- [INSTRUCTIONS TO FOLLOW]:
Transcribe each line of the material as it is, and drop any picture.

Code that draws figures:
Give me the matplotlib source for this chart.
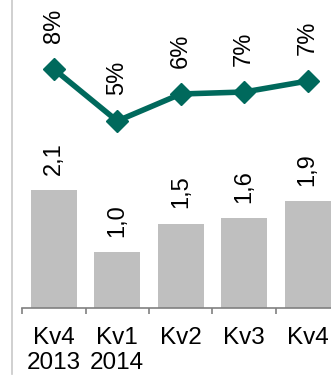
import matplotlib
matplotlib.use("Agg")
import matplotlib.pyplot as plt
from matplotlib.lines import Line2D

plt.rcParams['font.family'] = ['Liberation Sans', 'DejaVu Sans']

categories = ["Kv4\n2013", "Kv1\n2014", "Kv2", "Kv3", "Kv4"]
bar_values = [2.1, 1.0, 1.5, 1.6, 1.9]
bar_labels = ["2,1", "1,0", "1,5", "1,6", "1,9"]
margin_values = [7.7, 5.1, 6.45, 6.55, 7.1]
margin_labels = ["8%", "5%", "6%", "7%", "7%"]

W, H = 331, 378
dpi = 100
fig = plt.figure(figsize=(W / dpi, H / dpi), dpi=dpi)

left_px, right_px = 22, 339.5
base_px = 308
ax = fig.add_axes([left_px / W, (H - base_px) / H, (right_px - left_px) / W, base_px / H])
ax.patch.set_visible(False)

x = list(range(len(categories)))
ax.bar(x, bar_values, width=0.72, color="#BFBFBF", zorder=2)
ax.set_xlim(-0.5, len(categories) - 0.5)
ax.set_ylim(0, base_px / 56.2)

for xi, v, lab in zip(x, bar_values, bar_labels):
    ax.annotate(lab, (xi, v), xytext=(0, 11), textcoords="offset points",
                rotation=90, ha="center", va="bottom", fontsize=17, color="#000000")

for s in ["top", "right", "left"]:
    ax.spines[s].set_visible(False)
ax.spines["bottom"].set_color("#808080")
ax.spines["bottom"].set_linewidth(1.2)
ax.set_yticks([])
ax.set_xticks(x)
ax.set_xticklabels(categories, fontsize=17.5, linespacing=1.2)
ax.tick_params(axis="x", which="major", length=0, pad=13.5)
ax.set_xticks([i - 0.5 for i in range(len(categories) + 1)], minor=True)
ax.tick_params(axis="x", which="minor", length=4.5, width=1.2, color="#808080")

ax2 = ax.twinx()
k = 20.0
top_val = margin_values[0] + 69 / k
bot_val = margin_values[0] - (base_px - 69) / k
ax2.set_ylim(bot_val, top_val)
ax2.plot(x, margin_values, color="#00695C", lw=4, marker="D", markersize=11,
         markeredgewidth=1, zorder=3, solid_joinstyle="miter")
for xi, v, lab in zip(x, margin_values, margin_labels):
    ax2.annotate(lab, (xi, v), xytext=(0, 18.5), textcoords="offset points",
                 rotation=90, ha="center", va="bottom", fontsize=17, color="#000000")
for s in ax2.spines.values():
    s.set_visible(False)
ax2.set_yticks([])

fig.add_artist(Line2D([11.5 / W, 11.5 / W], [(H - 374) / H, 1.0],
                      transform=fig.transFigure, color="#C8C8C8", lw=1.2))

fig.savefig("out.png", dpi=dpi)
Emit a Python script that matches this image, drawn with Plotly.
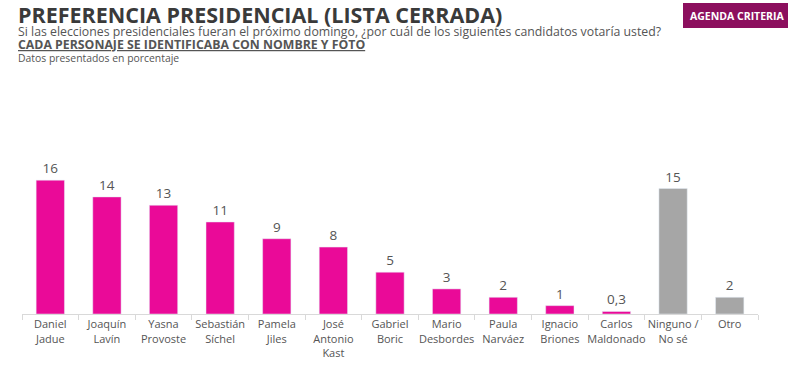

- [SOLVED EXERCISE]:
Give me the matplotlib source for this chart.
import matplotlib
matplotlib.use("Agg")
import matplotlib.pyplot as plt
from matplotlib.lines import Line2D

plt.rcParams['font.family'] = ['Liberation Sans', 'DejaVu Sans']

categories = ["Kv4\n2013", "Kv1\n2014", "Kv2", "Kv3", "Kv4"]
bar_values = [2.1, 1.0, 1.5, 1.6, 1.9]
bar_labels = ["2,1", "1,0", "1,5", "1,6", "1,9"]
margin_values = [7.7, 5.1, 6.45, 6.55, 7.1]
margin_labels = ["8%", "5%", "6%", "7%", "7%"]

W, H = 331, 378
dpi = 100
fig = plt.figure(figsize=(W / dpi, H / dpi), dpi=dpi)

left_px, right_px = 22, 339.5
base_px = 308
ax = fig.add_axes([left_px / W, (H - base_px) / H, (right_px - left_px) / W, base_px / H])
ax.patch.set_visible(False)

x = list(range(len(categories)))
ax.bar(x, bar_values, width=0.72, color="#BFBFBF", zorder=2)
ax.set_xlim(-0.5, len(categories) - 0.5)
ax.set_ylim(0, base_px / 56.2)

for xi, v, lab in zip(x, bar_values, bar_labels):
    ax.annotate(lab, (xi, v), xytext=(0, 11), textcoords="offset points",
                rotation=90, ha="center", va="bottom", fontsize=17, color="#000000")

for s in ["top", "right", "left"]:
    ax.spines[s].set_visible(False)
ax.spines["bottom"].set_color("#808080")
ax.spines["bottom"].set_linewidth(1.2)
ax.set_yticks([])
ax.set_xticks(x)
ax.set_xticklabels(categories, fontsize=17.5, linespacing=1.2)
ax.tick_params(axis="x", which="major", length=0, pad=13.5)
ax.set_xticks([i - 0.5 for i in range(len(categories) + 1)], minor=True)
ax.tick_params(axis="x", which="minor", length=4.5, width=1.2, color="#808080")

ax2 = ax.twinx()
k = 20.0
top_val = margin_values[0] + 69 / k
bot_val = margin_values[0] - (base_px - 69) / k
ax2.set_ylim(bot_val, top_val)
ax2.plot(x, margin_values, color="#00695C", lw=4, marker="D", markersize=11,
         markeredgewidth=1, zorder=3, solid_joinstyle="miter")
for xi, v, lab in zip(x, margin_values, margin_labels):
    ax2.annotate(lab, (xi, v), xytext=(0, 18.5), textcoords="offset points",
                 rotation=90, ha="center", va="bottom", fontsize=17, color="#000000")
for s in ax2.spines.values():
    s.set_visible(False)
ax2.set_yticks([])

fig.add_artist(Line2D([11.5 / W, 11.5 / W], [(H - 374) / H, 1.0],
                      transform=fig.transFigure, color="#C8C8C8", lw=1.2))

fig.savefig("out.png", dpi=dpi)
Emit a Python script that matches this image, drawn with Plotly.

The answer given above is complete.